> **Exercise goal**: Set down every entry again word for word, please, but skip the pictures.

> **Listing**:
>>

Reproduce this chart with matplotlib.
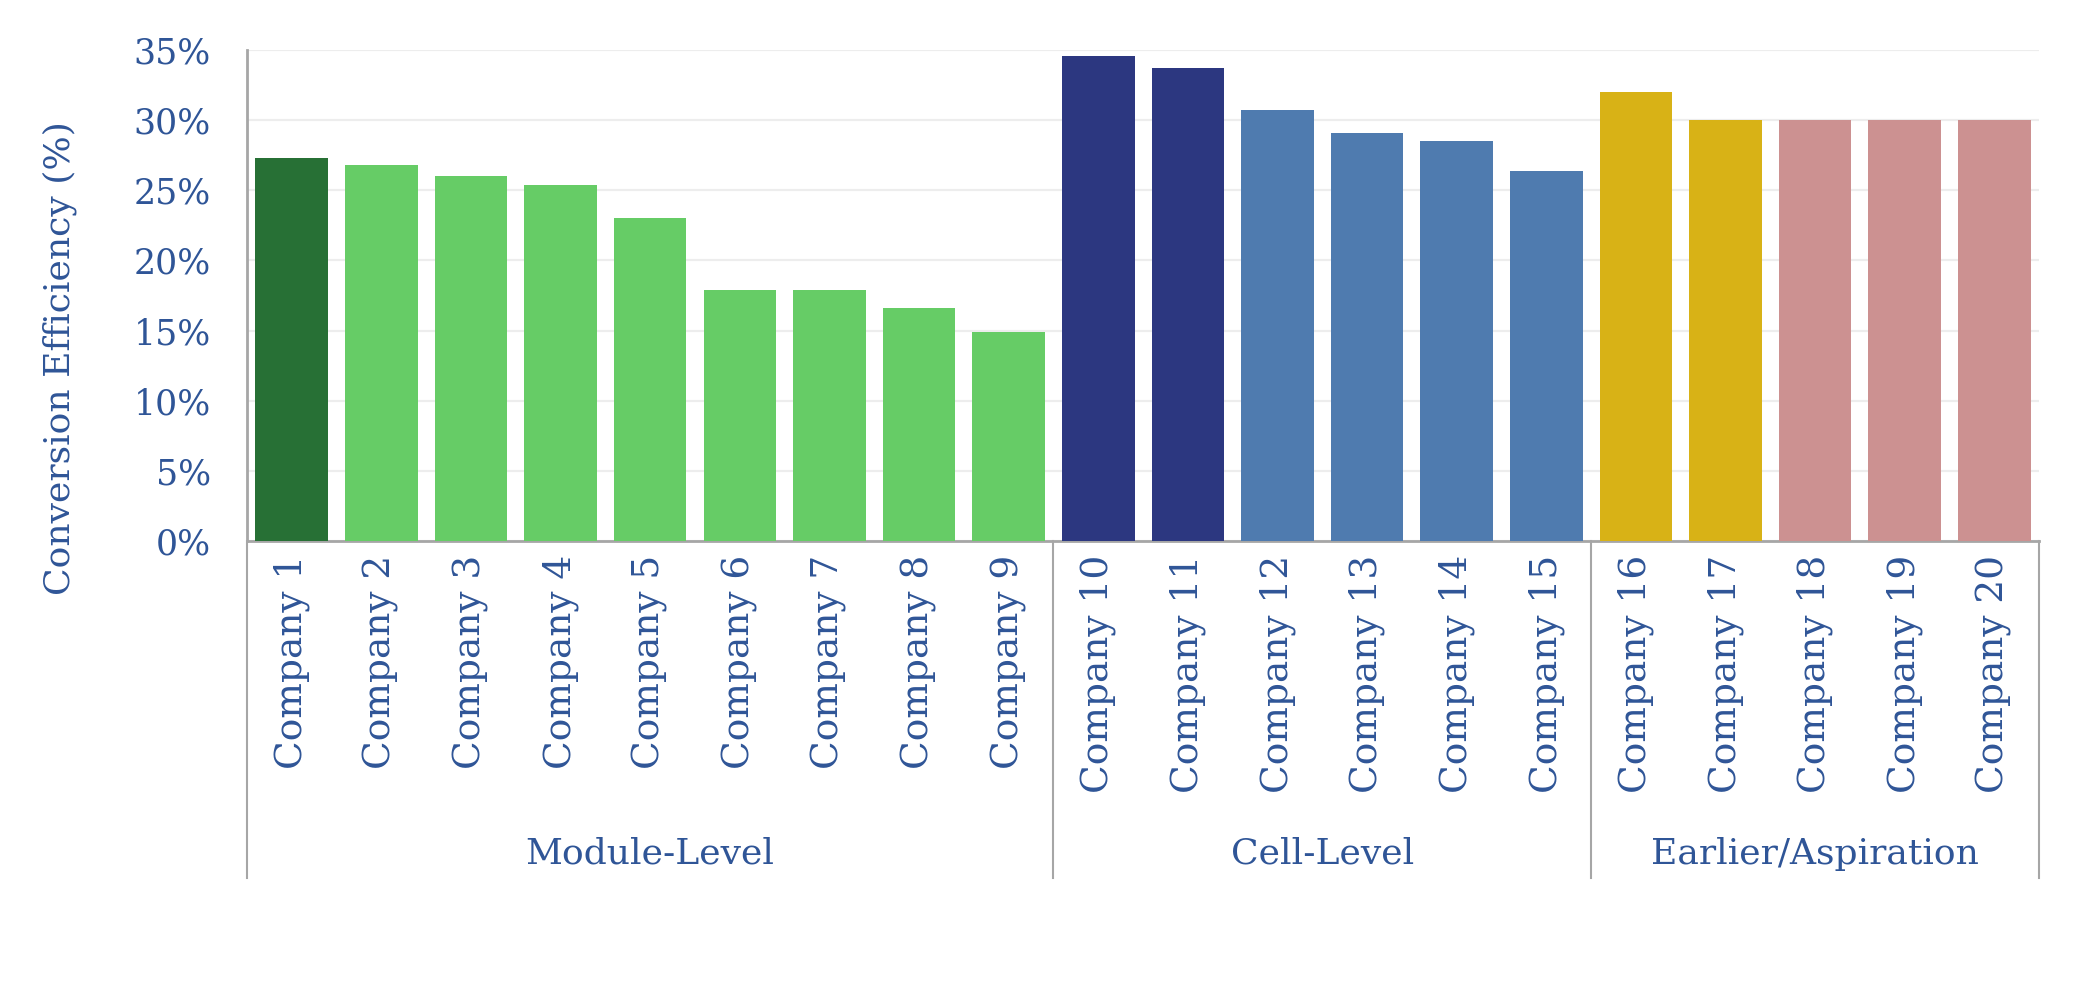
import matplotlib
matplotlib.use("Agg")
import matplotlib.pyplot as plt
import matplotlib.transforms as mtransforms
from matplotlib.ticker import PercentFormatter

companies = ["Company %d" % i for i in range(1, 21)]
efficiency = [27.3, 26.8, 26.0, 25.4, 23.0, 17.9, 17.9, 16.6, 14.9,
              34.6, 33.7, 30.75, 29.1, 28.5, 26.4,
              32.0, 30.0, 30.0, 30.0, 30.0]
bar_colors = ["#277035"] + ["#66CC66"] * 8 + ["#2C3780"] * 2 + ["#4F7BAF"] * 4 \
    + ["#D8B216"] * 2 + ["#CC9191"] * 3
groups = ["Module-Level", "Cell-Level", "Earlier/Aspiration"]
group_sizes = [9, 6, 5]

txt = "#2F5597"
axis_grey = "#A6A6A6"
plt.rcParams["font.family"] = ["DejaVu Serif"]

fig = plt.figure(figsize=(20.79, 9.81), dpi=100)
ax = fig.add_axes([0.1188, 0.4485, 0.862, 0.5005])

x = list(range(len(companies)))
ax.bar(x, efficiency, width=0.81, color=bar_colors, zorder=3)

ax.set_xlim(-0.5, len(companies) - 0.5)
ax.set_ylim(0, 35)
ax.set_yticks(range(0, 36, 5))
ax.yaxis.set_major_formatter(PercentFormatter(decimals=0))
ax.grid(axis="y", color="#EDEDED", linewidth=1.6, zorder=0)
ax.set_axisbelow(True)

ax.set_xticks(x)
ax.set_xticklabels(companies, rotation=90, fontsize=27, color=txt)
ax.tick_params(axis="x", length=0, pad=10)
ax.tick_params(axis="y", length=0, pad=26, labelsize=25, labelcolor=txt)
ax.set_ylabel("Conversion Efficiency (%)", fontsize=26, color=txt)
ax.yaxis.set_label_coords(-0.095, 0.373)

for s in ["top", "right"]:
    ax.spines[s].set_visible(False)
for s in ["left", "bottom"]:
    ax.spines[s].set_color(axis_grey)
    ax.spines[s].set_linewidth(2)

# category group separators and labels below the axis
trans = mtransforms.blended_transform_factory(ax.transData, ax.transAxes)
bottom = -0.686
edges = [-0.5]
for n in group_sizes:
    edges.append(edges[-1] + n)
for e in edges:
    ax.plot([e, e], [0, bottom], transform=trans, color=axis_grey,
            linewidth=1.5, clip_on=False)
for i, g in enumerate(groups):
    mid = (edges[i] + edges[i + 1]) / 2
    ax.text(mid, -0.637, g, transform=trans, ha="center", va="center",
            fontsize=26, color=txt)

fig.savefig("out.png", dpi=100)
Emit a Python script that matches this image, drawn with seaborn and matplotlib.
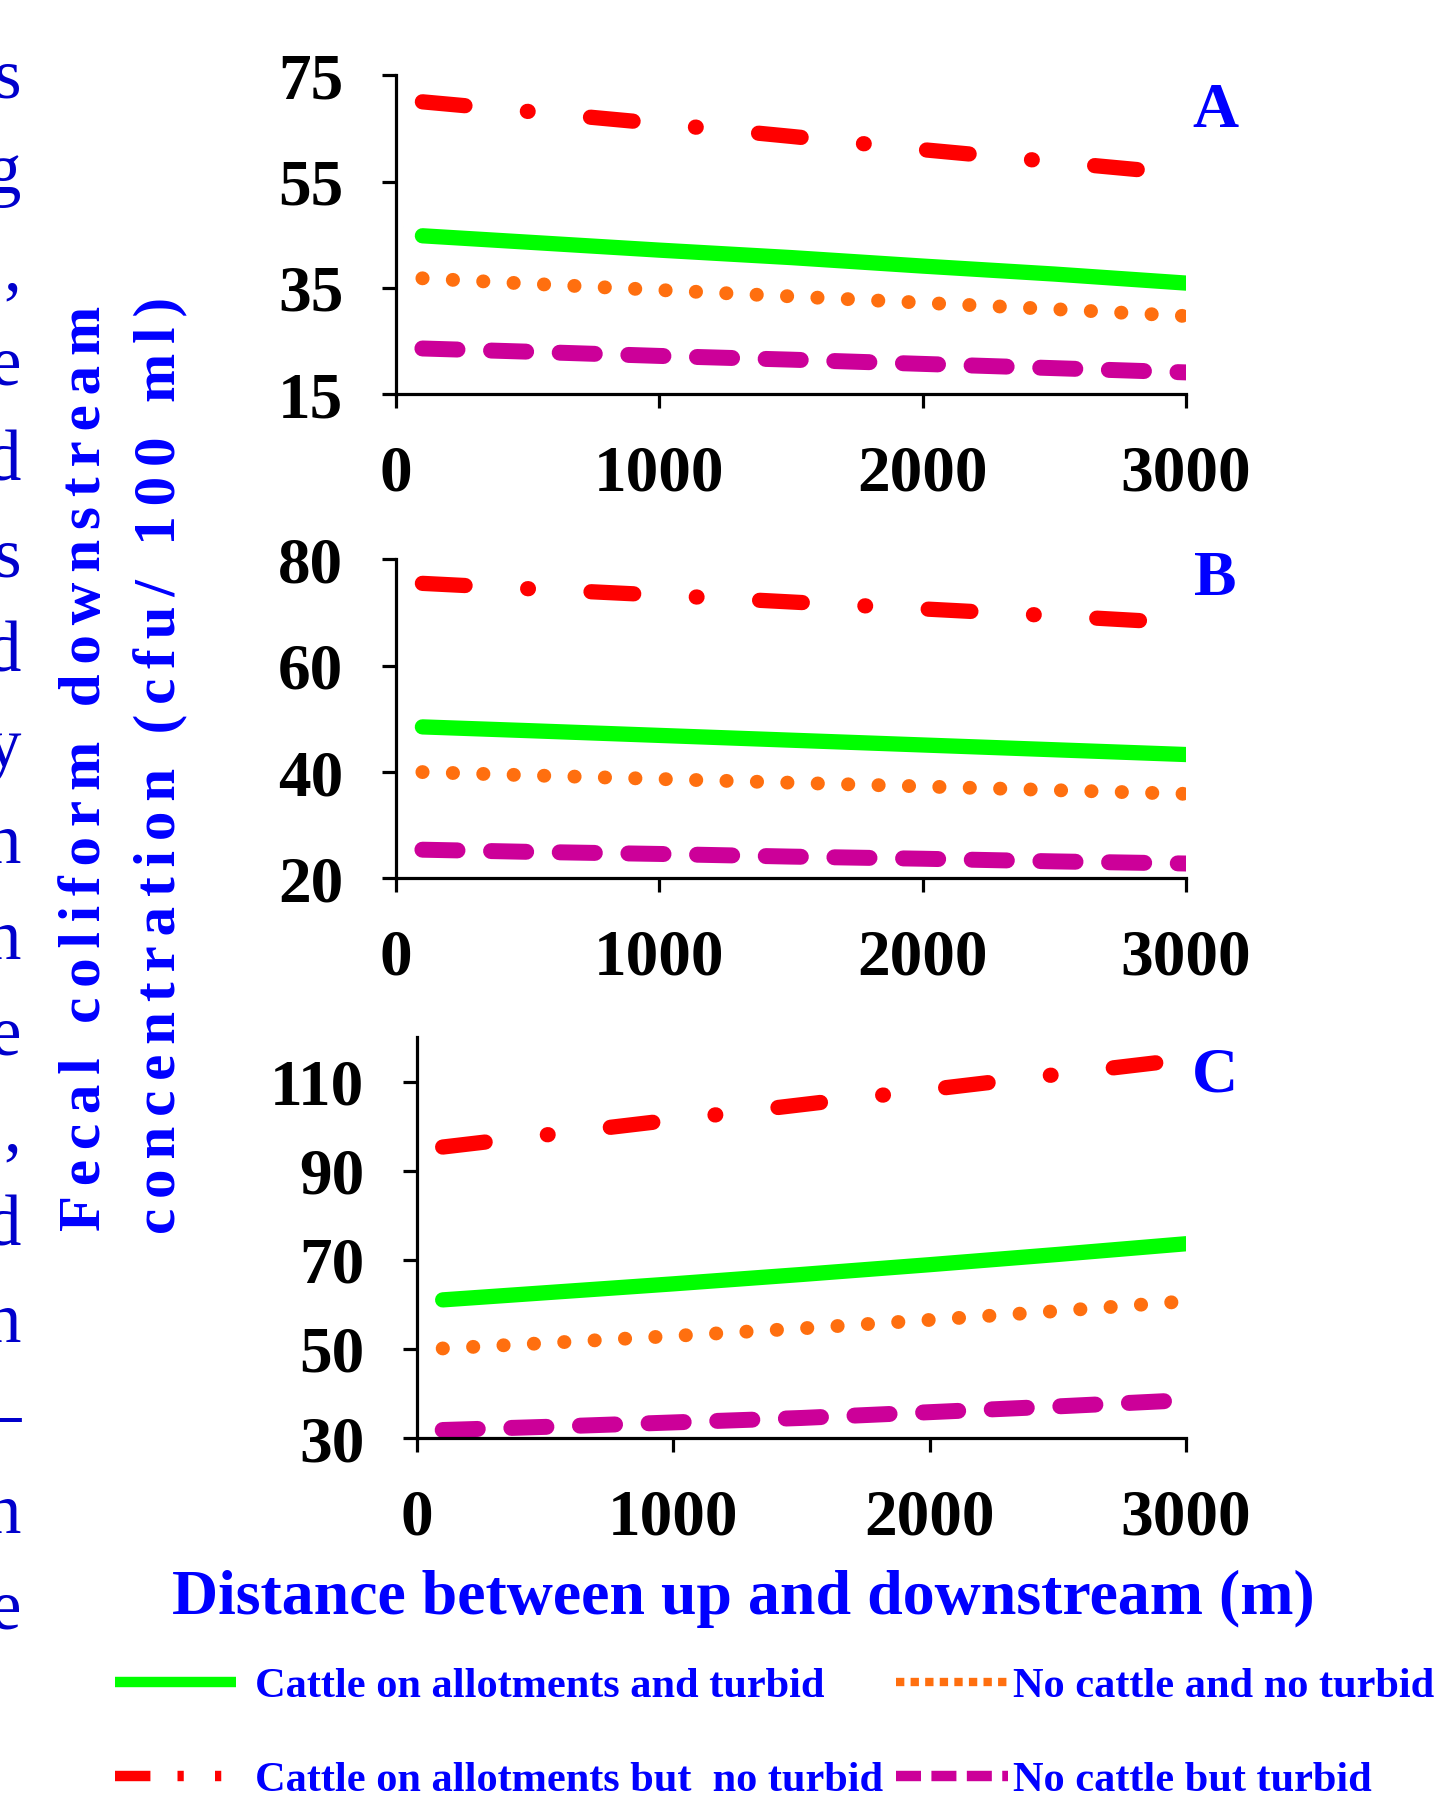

<<

> **Task response**:
Reproduce this chart with matplotlib.
import matplotlib
matplotlib.use("Agg")
import matplotlib.pyplot as plt
import matplotlib.transforms as mtransforms
from matplotlib.ticker import PercentFormatter

companies = ["Company %d" % i for i in range(1, 21)]
efficiency = [27.3, 26.8, 26.0, 25.4, 23.0, 17.9, 17.9, 16.6, 14.9,
              34.6, 33.7, 30.75, 29.1, 28.5, 26.4,
              32.0, 30.0, 30.0, 30.0, 30.0]
bar_colors = ["#277035"] + ["#66CC66"] * 8 + ["#2C3780"] * 2 + ["#4F7BAF"] * 4 \
    + ["#D8B216"] * 2 + ["#CC9191"] * 3
groups = ["Module-Level", "Cell-Level", "Earlier/Aspiration"]
group_sizes = [9, 6, 5]

txt = "#2F5597"
axis_grey = "#A6A6A6"
plt.rcParams["font.family"] = ["DejaVu Serif"]

fig = plt.figure(figsize=(20.79, 9.81), dpi=100)
ax = fig.add_axes([0.1188, 0.4485, 0.862, 0.5005])

x = list(range(len(companies)))
ax.bar(x, efficiency, width=0.81, color=bar_colors, zorder=3)

ax.set_xlim(-0.5, len(companies) - 0.5)
ax.set_ylim(0, 35)
ax.set_yticks(range(0, 36, 5))
ax.yaxis.set_major_formatter(PercentFormatter(decimals=0))
ax.grid(axis="y", color="#EDEDED", linewidth=1.6, zorder=0)
ax.set_axisbelow(True)

ax.set_xticks(x)
ax.set_xticklabels(companies, rotation=90, fontsize=27, color=txt)
ax.tick_params(axis="x", length=0, pad=10)
ax.tick_params(axis="y", length=0, pad=26, labelsize=25, labelcolor=txt)
ax.set_ylabel("Conversion Efficiency (%)", fontsize=26, color=txt)
ax.yaxis.set_label_coords(-0.095, 0.373)

for s in ["top", "right"]:
    ax.spines[s].set_visible(False)
for s in ["left", "bottom"]:
    ax.spines[s].set_color(axis_grey)
    ax.spines[s].set_linewidth(2)

# category group separators and labels below the axis
trans = mtransforms.blended_transform_factory(ax.transData, ax.transAxes)
bottom = -0.686
edges = [-0.5]
for n in group_sizes:
    edges.append(edges[-1] + n)
for e in edges:
    ax.plot([e, e], [0, bottom], transform=trans, color=axis_grey,
            linewidth=1.5, clip_on=False)
for i, g in enumerate(groups):
    mid = (edges[i] + edges[i + 1]) / 2
    ax.text(mid, -0.637, g, transform=trans, ha="center", va="center",
            fontsize=26, color=txt)

fig.savefig("out.png", dpi=100)
Emit a Python script that matches this image, drawn with seaborn and matplotlib.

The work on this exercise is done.